[Set task]: The lines below are to be quoted exactly, from the first through the one that contains "const yAxisTitle = 'zastoupení".

[Given information]:

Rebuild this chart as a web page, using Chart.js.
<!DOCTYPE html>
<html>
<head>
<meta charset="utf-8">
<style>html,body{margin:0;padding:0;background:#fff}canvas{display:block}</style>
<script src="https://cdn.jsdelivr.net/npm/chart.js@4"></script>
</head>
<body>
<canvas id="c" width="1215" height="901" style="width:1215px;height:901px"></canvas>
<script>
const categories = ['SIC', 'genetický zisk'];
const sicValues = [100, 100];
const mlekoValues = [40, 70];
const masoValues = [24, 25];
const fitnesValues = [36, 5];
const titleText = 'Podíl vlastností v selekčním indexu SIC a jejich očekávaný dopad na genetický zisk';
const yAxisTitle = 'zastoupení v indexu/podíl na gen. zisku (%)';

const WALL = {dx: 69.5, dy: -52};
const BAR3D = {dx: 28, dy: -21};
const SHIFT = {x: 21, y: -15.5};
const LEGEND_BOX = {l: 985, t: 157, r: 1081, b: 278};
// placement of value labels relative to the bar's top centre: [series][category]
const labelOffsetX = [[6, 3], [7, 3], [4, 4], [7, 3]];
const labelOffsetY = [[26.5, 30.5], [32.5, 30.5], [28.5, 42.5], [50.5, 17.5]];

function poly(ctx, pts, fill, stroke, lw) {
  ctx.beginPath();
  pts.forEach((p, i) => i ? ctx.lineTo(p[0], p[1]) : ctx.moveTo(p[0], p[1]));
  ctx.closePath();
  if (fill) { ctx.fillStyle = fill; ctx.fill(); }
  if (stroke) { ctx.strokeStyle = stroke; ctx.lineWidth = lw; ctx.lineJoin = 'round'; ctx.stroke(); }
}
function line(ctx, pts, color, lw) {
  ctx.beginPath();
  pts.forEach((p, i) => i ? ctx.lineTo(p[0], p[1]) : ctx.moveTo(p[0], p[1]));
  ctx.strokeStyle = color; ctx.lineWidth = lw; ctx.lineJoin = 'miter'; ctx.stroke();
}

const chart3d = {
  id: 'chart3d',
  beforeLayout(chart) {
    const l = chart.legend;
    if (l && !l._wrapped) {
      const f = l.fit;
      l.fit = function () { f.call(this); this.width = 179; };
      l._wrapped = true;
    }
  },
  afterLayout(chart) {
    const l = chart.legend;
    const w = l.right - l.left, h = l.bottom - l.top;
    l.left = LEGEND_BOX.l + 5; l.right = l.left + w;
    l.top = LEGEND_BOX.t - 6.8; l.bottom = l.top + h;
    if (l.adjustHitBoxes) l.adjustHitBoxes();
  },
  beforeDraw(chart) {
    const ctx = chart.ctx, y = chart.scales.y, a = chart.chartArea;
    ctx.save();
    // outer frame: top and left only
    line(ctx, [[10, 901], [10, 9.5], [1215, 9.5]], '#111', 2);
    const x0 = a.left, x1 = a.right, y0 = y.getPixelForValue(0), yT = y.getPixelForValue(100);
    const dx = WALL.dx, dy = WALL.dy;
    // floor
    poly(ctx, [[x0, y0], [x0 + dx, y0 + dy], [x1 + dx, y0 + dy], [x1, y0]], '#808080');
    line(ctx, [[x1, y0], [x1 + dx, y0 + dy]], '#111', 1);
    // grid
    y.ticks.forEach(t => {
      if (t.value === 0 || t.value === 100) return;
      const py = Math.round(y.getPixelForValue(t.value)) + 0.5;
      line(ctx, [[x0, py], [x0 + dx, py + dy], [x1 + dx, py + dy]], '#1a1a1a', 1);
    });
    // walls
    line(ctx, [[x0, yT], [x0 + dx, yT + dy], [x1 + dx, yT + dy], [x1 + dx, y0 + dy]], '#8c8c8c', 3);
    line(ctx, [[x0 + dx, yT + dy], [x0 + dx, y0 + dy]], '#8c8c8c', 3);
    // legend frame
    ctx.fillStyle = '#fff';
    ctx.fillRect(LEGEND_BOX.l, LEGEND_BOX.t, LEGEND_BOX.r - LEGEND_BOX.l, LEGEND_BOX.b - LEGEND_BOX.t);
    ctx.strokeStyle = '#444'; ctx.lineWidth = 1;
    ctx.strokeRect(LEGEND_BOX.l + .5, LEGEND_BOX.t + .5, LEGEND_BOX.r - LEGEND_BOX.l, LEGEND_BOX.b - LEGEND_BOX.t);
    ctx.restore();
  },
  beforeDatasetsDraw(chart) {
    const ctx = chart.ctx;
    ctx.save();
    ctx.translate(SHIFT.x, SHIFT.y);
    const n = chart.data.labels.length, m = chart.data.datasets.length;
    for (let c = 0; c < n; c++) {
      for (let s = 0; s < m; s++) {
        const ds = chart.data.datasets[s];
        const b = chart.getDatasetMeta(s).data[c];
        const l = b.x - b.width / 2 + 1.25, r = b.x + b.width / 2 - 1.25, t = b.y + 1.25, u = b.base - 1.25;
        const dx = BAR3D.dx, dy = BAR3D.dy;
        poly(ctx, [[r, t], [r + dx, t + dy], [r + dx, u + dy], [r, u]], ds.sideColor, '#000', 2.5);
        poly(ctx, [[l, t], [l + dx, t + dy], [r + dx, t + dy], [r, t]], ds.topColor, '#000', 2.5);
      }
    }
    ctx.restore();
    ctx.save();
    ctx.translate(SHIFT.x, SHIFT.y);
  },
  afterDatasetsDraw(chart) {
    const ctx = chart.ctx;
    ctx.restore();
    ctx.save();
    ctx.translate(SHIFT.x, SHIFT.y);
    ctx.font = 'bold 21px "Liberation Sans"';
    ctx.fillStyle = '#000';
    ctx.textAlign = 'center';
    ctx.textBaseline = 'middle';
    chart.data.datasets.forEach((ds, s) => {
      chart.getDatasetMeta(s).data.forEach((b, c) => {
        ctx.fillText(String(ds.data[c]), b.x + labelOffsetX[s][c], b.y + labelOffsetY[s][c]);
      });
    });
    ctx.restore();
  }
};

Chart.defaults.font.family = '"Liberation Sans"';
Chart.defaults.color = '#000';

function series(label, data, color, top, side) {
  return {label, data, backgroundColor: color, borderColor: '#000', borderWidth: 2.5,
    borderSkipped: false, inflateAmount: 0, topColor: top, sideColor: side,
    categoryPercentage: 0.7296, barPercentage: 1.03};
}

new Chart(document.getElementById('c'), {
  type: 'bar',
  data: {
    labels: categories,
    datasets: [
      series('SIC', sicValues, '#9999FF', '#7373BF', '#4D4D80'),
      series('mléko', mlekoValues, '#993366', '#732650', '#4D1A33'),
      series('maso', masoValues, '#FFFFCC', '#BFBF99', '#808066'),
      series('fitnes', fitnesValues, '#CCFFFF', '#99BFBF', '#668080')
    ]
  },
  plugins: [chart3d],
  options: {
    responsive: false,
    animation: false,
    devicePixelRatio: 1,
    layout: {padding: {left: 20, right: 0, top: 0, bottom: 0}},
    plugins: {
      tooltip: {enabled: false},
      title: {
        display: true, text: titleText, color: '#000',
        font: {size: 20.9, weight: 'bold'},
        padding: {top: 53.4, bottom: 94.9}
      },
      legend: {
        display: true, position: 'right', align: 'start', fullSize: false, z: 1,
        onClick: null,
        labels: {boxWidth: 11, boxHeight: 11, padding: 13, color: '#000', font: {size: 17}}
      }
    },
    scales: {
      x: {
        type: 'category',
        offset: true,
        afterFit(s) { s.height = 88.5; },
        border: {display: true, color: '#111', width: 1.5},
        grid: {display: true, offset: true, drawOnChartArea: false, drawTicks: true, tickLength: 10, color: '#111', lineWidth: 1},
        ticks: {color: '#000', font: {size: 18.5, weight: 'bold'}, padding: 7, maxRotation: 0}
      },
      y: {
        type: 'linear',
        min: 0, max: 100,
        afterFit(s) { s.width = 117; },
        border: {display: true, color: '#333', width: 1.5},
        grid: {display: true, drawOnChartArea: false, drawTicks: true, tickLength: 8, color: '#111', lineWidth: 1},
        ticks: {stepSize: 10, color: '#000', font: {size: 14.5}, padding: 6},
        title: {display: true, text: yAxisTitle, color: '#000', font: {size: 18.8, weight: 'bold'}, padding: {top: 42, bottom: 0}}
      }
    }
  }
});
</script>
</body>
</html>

[Solution for this problem]:
Rebuild this chart as a web page, using Chart.js.
<!DOCTYPE html>
<html>
<head>
<meta charset="utf-8">
<style>html,body{margin:0;padding:0;background:#fff}canvas{display:block}</style>
<script src="https://cdn.jsdelivr.net/npm/chart.js@4"></script>
</head>
<body>
<canvas id="c" width="1215" height="901" style="width:1215px;height:901px"></canvas>
<script>
const categories = ['SIC', 'genetický zisk'];
const sicValues = [100, 100];
const mlekoValues = [40, 70];
const masoValues = [24, 25];
const fitnesValues = [36, 5];
const titleText = 'Podíl vlastností v selekčním indexu SIC a jejich očekávaný dopad na genetický zisk';
const yAxisTitle = 'zastoupení v indexu/podíl na gen. zisku (%)';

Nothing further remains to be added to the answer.